The inaugural competition, hosted by The Johns Hopkins University’s Applied Physics Laboratory, drew teams from 10 different states and a dozen from across Maryland.
USRA’s involvement with STEMaction began in 2016 when Leadership Howard County President and CEO Stacie Hunt introduced USRA’s Vice President for Corporate Strategy and Development Vince DeFrancisci (Class of 2016) to Duncan.
“STEMaction was looking for a home for kids to build, practice and prepare for competitions,” DeFrancisci said, which led to the dedication of an 18,000-square-foot facility on USRA property for that purpose.
Now renamed the USRA STEMaction Center, the facility houses four practice areas and includes a large robotics practice field that is on loan from the NASA Robotics Alliance Project.
“The result is that STEMaction will dissolve its status as a 501(c)(3) organization, and USRA will assume all responsibility for its programs,” DeFrancisci said. “We are now affiliates in Maryland for the FIRST Tech Challenge and the FIRST Lego League Junior Program.”
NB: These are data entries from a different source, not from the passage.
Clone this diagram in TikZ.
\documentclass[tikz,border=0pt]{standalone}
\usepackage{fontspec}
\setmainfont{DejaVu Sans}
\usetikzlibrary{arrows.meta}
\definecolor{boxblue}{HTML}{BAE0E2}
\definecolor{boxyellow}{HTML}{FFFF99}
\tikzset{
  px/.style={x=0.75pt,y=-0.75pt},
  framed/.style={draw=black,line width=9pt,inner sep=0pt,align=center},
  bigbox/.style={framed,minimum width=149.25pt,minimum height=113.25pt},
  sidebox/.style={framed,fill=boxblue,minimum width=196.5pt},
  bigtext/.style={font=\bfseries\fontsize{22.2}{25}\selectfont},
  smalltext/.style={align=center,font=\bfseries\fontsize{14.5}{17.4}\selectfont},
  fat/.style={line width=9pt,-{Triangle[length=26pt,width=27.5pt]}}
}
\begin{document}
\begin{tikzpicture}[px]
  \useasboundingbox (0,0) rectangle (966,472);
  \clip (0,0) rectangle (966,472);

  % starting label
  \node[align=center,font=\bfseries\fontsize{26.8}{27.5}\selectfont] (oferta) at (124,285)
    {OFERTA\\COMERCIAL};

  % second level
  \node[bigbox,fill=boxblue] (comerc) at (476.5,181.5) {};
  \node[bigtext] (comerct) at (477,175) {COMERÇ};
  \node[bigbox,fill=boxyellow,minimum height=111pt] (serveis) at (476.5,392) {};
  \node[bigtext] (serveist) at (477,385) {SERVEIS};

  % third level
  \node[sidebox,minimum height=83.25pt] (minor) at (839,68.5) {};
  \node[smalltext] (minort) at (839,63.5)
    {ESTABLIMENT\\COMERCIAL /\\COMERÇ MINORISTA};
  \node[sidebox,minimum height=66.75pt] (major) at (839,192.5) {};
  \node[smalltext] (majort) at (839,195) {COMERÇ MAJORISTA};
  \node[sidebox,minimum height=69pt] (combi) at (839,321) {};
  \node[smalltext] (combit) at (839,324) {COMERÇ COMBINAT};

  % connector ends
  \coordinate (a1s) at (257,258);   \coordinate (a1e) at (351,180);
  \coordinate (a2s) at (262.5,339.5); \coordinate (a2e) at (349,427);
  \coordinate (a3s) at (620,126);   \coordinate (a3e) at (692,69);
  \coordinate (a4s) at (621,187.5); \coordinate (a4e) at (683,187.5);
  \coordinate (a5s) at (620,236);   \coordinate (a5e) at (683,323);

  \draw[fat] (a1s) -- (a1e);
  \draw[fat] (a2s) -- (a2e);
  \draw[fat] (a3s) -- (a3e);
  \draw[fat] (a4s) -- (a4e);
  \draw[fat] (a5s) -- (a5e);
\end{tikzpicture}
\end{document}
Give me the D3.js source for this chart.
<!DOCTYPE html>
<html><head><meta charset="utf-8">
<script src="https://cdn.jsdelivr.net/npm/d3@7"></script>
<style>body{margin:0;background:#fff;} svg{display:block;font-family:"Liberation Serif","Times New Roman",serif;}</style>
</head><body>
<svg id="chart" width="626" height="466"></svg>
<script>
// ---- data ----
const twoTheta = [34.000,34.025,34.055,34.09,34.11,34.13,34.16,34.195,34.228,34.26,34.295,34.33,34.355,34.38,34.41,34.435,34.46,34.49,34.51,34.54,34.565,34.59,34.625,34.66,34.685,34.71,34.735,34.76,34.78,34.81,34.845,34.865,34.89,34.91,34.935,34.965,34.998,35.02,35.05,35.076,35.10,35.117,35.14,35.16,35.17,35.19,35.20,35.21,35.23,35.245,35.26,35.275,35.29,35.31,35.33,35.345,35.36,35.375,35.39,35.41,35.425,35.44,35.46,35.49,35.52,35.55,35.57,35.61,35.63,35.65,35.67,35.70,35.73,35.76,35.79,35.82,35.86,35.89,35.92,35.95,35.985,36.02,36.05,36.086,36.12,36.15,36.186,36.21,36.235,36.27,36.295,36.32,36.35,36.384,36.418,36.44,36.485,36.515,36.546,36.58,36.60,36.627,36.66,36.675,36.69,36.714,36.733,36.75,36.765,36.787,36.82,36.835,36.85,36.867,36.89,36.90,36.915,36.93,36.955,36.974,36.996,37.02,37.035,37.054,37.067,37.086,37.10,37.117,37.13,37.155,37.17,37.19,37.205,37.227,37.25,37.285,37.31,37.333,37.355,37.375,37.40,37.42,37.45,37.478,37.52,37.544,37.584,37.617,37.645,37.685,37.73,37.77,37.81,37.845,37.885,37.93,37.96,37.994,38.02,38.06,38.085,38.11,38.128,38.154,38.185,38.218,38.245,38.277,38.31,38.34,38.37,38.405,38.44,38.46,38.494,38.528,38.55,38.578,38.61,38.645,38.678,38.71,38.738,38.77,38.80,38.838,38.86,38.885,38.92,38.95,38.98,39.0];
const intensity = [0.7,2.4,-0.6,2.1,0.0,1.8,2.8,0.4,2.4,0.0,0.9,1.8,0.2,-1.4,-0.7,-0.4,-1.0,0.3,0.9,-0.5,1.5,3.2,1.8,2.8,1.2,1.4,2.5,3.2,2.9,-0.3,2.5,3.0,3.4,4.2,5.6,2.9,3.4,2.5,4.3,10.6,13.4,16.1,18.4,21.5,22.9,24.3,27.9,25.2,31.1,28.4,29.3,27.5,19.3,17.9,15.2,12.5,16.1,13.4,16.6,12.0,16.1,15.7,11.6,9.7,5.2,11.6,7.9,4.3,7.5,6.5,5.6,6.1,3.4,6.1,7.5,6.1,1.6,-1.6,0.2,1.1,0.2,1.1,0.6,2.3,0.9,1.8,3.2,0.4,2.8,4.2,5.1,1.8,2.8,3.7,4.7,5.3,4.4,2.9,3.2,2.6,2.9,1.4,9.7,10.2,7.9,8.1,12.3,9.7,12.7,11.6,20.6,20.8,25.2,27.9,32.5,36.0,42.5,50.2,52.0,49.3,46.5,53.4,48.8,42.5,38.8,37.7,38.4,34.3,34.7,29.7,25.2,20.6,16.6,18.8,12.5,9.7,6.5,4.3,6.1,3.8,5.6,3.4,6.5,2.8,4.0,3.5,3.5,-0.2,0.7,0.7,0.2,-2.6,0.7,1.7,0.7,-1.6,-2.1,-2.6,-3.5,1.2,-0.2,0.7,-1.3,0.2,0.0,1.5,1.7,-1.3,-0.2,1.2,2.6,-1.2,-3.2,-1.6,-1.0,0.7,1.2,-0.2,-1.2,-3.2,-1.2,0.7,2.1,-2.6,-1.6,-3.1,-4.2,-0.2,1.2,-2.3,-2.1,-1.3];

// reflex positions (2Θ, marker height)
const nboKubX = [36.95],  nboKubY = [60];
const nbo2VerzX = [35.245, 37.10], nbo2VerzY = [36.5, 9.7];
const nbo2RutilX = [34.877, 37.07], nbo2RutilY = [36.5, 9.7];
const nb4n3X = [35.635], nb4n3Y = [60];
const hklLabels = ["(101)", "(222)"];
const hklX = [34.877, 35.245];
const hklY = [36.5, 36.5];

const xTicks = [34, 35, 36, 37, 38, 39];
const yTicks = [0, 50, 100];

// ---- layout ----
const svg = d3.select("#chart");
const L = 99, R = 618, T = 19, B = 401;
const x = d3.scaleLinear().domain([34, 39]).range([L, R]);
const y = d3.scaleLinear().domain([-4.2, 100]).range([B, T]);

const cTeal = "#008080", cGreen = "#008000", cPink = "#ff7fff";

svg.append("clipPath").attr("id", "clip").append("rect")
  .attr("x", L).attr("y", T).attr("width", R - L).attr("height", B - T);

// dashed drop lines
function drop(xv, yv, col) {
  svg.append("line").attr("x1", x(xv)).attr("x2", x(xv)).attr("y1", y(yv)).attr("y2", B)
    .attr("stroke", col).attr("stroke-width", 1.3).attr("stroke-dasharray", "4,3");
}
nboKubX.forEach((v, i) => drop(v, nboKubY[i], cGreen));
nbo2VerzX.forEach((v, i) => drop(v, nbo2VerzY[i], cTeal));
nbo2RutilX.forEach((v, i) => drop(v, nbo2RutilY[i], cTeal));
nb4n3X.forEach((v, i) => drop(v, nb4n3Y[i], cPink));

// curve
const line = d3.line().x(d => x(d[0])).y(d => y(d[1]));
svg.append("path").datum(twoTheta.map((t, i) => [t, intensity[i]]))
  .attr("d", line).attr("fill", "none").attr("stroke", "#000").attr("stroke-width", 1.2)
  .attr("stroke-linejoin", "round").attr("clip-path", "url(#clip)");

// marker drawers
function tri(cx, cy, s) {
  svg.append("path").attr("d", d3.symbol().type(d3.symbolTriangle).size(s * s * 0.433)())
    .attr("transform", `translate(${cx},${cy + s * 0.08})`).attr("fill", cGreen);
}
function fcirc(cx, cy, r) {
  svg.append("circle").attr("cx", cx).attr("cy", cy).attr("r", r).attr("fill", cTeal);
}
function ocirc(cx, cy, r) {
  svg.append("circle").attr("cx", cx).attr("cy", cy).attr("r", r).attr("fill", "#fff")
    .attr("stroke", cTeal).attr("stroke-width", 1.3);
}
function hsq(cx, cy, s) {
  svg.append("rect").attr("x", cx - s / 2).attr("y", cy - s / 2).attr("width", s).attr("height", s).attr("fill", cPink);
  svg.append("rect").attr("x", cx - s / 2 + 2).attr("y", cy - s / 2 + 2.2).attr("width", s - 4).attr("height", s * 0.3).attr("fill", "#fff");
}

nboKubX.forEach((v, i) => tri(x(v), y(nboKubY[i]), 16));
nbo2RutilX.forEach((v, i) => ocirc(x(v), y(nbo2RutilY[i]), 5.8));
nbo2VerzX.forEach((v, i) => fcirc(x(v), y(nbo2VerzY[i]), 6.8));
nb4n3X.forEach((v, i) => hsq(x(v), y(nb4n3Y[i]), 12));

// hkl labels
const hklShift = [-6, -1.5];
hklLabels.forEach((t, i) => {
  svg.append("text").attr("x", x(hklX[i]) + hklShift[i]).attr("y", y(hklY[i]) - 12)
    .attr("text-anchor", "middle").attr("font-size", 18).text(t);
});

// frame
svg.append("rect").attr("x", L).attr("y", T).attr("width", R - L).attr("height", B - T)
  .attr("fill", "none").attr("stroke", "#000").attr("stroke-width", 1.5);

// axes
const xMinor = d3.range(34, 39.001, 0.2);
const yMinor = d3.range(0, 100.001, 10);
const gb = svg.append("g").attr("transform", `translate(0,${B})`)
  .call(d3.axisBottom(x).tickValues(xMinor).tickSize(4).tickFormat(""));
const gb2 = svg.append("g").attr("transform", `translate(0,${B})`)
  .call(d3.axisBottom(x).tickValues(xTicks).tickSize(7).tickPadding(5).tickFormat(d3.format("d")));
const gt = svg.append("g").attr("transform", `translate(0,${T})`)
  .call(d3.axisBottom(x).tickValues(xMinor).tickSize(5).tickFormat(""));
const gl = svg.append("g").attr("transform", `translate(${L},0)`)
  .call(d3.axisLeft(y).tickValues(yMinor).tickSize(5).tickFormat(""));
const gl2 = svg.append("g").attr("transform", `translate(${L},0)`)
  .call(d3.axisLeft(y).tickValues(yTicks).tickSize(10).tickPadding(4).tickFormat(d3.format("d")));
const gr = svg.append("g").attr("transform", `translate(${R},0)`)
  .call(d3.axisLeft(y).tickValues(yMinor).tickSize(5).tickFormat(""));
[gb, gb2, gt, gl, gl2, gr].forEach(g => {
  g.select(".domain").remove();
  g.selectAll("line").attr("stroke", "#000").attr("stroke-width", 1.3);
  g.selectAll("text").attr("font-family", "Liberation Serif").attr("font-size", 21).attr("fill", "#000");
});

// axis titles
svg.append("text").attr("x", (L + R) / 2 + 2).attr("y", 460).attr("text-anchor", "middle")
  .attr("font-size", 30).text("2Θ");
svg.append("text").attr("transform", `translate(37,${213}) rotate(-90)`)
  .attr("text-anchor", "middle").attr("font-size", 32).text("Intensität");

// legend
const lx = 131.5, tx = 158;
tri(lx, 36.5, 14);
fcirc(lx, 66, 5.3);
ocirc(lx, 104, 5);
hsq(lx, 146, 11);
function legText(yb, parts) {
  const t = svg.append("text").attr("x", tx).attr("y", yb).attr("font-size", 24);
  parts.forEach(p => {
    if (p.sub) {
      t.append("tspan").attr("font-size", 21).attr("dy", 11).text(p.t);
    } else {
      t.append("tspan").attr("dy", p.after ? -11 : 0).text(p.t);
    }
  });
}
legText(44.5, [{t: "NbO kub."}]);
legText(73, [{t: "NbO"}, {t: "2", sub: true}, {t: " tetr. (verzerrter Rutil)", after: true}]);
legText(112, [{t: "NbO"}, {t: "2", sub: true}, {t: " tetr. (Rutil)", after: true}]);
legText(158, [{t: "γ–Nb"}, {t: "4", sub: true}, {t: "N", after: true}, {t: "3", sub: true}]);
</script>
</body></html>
USRA will continue to offer robotics programs at the center.
“One of our goals is to build a concept called The Garage,” DeFrancisci said, a combination machine shop and design space where middle school and high school students can do hands-on work designing objects like CubeSats, drones and other trendy technologies that have captured the imaginations of young inventors and innovators. “They will have the chance to work on the fabrication right here.”
USRA’s involvement will also free up STEMaction’s volunteers from their side roles as fiscal agents, which required them to pursue sponsorships and donations as well as make payments to support the program.
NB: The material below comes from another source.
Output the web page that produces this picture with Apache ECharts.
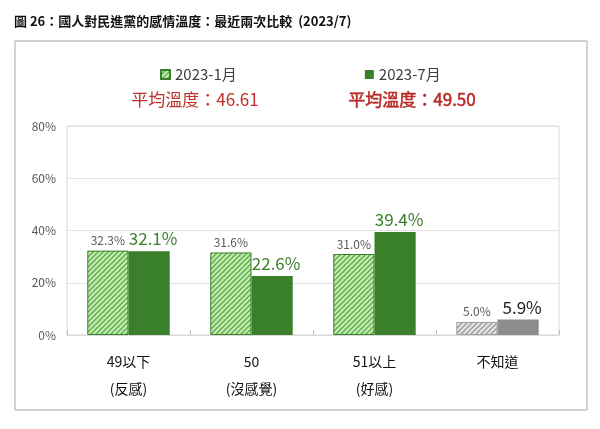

Looking ahead, DeFrancisci said USRA is looking to expand into other programs beyond those STEMaction is currently involved in.
“We could look into expanding in the District of Columbia or Virginia, and perhaps other states, three-to-five years down the road,” he said. “Right now, our strategic plan is to get the right resources and reach out to underserved areas, like Baltimore City, in the hope of attracting inner city students who don’t have the same opportunities to pursue these STEM interests as students in Howard County.”
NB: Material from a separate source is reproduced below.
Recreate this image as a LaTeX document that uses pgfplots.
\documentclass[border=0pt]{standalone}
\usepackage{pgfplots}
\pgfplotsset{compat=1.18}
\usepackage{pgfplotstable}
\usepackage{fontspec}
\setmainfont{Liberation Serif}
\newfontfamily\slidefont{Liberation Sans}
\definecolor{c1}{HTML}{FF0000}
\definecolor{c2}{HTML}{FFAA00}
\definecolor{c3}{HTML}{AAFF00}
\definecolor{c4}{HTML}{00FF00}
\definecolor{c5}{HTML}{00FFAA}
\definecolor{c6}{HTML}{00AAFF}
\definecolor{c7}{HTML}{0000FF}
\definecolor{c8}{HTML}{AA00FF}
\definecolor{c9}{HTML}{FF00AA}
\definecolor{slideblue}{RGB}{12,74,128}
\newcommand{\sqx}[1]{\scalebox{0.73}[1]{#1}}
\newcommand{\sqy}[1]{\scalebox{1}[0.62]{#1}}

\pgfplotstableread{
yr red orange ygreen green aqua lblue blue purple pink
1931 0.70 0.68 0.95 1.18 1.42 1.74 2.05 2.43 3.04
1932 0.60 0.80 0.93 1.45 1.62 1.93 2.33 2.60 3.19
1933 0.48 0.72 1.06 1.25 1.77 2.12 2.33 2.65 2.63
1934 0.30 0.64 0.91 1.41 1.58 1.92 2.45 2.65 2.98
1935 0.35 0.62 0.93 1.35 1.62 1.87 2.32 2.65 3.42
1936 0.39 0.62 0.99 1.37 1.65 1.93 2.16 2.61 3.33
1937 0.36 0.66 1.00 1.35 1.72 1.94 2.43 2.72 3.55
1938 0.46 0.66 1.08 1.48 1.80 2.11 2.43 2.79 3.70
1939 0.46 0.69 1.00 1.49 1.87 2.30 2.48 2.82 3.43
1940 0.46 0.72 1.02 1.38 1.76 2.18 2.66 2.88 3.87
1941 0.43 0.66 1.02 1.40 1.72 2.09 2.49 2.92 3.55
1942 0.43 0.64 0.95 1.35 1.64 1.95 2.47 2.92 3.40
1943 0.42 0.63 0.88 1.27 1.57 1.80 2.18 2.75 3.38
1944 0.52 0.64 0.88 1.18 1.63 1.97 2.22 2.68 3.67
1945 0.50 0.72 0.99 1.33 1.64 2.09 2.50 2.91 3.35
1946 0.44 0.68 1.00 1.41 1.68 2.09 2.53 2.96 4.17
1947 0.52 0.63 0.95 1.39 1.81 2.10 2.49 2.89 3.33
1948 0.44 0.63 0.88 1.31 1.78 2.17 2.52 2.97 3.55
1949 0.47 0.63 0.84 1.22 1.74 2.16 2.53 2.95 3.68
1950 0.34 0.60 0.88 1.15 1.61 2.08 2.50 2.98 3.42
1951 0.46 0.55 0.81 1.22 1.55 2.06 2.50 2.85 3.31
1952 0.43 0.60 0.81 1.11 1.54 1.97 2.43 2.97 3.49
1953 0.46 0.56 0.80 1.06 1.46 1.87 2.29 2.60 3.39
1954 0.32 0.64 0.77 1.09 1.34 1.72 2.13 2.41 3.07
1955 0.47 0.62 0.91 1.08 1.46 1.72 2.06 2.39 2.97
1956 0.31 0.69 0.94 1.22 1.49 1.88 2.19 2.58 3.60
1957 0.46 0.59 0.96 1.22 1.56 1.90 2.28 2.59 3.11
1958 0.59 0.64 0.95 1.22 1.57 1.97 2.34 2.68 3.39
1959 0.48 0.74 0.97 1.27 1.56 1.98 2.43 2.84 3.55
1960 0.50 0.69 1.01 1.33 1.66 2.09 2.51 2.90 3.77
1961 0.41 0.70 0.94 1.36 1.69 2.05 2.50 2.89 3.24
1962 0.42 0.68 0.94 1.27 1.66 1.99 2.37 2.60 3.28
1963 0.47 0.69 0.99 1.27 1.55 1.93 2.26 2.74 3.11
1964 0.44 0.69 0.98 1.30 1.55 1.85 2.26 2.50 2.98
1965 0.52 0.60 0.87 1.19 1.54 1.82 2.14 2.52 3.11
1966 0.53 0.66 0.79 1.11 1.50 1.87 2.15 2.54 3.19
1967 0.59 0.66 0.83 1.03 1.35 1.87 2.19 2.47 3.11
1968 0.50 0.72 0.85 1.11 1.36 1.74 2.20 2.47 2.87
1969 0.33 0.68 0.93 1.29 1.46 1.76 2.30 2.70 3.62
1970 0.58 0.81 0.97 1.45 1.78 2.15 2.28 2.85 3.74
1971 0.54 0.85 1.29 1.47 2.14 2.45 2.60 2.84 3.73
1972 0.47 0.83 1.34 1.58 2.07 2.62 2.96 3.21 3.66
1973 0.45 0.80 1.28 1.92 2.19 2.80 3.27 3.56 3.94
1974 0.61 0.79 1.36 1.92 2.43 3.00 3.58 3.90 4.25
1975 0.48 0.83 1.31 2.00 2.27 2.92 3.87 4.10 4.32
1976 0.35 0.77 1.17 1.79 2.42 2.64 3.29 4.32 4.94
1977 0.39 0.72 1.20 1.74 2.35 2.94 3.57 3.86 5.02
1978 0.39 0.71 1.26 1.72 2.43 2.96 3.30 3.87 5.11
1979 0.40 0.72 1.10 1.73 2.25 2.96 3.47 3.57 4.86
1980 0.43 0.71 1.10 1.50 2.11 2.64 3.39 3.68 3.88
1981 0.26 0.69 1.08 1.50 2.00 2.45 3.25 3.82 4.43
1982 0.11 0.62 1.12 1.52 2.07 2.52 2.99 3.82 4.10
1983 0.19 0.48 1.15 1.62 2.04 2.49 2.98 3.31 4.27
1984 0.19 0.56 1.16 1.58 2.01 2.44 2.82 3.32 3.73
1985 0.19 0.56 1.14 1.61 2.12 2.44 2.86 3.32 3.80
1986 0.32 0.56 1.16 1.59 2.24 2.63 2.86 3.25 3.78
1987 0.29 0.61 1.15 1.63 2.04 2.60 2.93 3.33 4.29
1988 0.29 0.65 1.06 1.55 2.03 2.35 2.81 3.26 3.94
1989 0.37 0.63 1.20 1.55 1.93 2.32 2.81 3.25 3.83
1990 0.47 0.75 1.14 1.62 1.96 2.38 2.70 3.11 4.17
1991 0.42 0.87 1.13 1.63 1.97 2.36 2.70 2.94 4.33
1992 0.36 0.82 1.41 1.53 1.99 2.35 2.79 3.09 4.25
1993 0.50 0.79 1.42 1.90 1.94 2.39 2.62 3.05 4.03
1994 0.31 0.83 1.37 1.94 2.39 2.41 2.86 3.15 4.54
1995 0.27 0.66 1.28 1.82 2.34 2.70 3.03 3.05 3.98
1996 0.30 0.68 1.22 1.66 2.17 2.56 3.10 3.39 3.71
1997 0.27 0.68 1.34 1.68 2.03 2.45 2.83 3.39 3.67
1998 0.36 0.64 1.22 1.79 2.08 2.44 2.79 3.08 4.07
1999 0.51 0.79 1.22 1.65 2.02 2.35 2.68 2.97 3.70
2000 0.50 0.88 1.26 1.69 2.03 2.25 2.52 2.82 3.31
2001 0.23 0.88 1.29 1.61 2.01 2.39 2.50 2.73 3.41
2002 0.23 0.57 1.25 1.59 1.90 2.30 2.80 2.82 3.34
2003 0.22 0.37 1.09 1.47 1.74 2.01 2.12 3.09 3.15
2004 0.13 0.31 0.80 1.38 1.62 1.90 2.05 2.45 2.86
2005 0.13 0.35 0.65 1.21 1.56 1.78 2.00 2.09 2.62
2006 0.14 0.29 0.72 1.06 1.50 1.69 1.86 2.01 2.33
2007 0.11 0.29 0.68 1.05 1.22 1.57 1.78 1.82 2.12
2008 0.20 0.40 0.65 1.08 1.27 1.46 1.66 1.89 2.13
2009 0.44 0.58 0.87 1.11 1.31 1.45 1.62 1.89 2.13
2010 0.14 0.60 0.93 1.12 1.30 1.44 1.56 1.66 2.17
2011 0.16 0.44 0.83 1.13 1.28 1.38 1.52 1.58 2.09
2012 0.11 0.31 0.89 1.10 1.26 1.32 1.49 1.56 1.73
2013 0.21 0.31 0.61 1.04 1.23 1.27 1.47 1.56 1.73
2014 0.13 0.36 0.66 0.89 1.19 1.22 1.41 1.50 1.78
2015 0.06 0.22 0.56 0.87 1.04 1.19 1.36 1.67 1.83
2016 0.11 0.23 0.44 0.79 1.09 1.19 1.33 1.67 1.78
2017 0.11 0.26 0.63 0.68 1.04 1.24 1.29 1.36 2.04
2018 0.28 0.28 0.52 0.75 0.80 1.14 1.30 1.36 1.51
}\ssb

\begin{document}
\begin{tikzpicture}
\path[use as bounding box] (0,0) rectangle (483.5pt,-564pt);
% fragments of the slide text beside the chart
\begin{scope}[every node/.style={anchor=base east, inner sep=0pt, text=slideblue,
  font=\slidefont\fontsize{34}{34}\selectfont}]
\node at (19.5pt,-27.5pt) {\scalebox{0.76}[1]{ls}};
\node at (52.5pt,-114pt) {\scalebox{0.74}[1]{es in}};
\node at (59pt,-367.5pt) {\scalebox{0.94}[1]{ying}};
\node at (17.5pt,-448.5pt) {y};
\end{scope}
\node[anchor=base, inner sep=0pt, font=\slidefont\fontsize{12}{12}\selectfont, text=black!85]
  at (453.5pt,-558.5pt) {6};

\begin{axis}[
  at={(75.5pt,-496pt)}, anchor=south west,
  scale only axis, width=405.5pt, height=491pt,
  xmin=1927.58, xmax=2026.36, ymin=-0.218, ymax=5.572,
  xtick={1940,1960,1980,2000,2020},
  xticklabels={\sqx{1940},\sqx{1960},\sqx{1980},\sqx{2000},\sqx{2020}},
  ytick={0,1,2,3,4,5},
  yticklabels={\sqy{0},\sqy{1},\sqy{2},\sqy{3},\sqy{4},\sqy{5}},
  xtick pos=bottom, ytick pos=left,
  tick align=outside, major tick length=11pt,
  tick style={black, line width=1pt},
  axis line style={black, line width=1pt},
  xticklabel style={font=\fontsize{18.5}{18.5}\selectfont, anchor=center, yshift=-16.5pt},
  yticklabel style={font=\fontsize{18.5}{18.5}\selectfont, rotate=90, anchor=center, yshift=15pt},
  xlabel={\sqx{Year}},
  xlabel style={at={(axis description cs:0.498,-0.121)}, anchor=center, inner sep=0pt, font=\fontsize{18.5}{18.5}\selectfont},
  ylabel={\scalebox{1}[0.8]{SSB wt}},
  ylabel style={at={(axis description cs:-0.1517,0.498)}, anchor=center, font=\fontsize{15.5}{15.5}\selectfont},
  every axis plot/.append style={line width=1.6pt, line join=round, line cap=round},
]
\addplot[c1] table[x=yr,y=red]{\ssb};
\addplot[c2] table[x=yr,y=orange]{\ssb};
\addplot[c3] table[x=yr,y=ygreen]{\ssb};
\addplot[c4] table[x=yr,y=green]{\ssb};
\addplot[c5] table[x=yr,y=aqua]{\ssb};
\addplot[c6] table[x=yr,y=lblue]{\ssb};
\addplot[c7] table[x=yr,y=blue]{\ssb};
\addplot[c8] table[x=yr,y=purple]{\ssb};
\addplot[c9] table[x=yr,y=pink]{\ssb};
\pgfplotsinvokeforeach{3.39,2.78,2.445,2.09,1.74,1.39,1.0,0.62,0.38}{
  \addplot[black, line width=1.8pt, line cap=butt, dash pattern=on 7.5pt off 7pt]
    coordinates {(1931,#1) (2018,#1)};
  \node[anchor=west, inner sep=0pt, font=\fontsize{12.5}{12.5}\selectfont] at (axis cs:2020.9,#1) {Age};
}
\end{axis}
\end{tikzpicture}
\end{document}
The exact details are still a work in progress, but could take the form of multi-day camps, provided organizers find a way to iron out the challenges tied to transporting and feeding participants.
“We’d ultimately like to develop a four-to-six-week summer program around the robotics program that would take place in The Garage after we get it built,” DeFrancisci said.
One of the biggest keys to continued program success is securing the support of passionate volunteers, which hasn’t been difficult in a tech-saturated environment.
“Over the last year, I’ve worked with about 1,600 event volunteers, not including mentors, for the four different programs,” said STEMaction Volunteer Director Jenny Beatty. “That’s about 800 volunteers who are working with the 20 or so teams involved with the two different programs sponsored here at USRA.”
Those volunteers helped provide support at more than 50 events this year for both technical and non-engineering support, including program management, fundraising and making elevator pitches to potential donors and sponsors.
“We’ve received solid support from the Howard County Economic Development Authority, Howard County Executive Allan Kittleman and even people from the Goddard Space Flight Center,” Beatty said.
“We are excited to play a part in educating our community’s young people and to further Maryland’s attractiveness for innovation and future leadership in STEM,” DeFrancisci said.
“We’re extremely pleased that this integration is happening,” said Duncan. “I’m looking forward to the great things that I know will be coming out of this decision in the years to come.”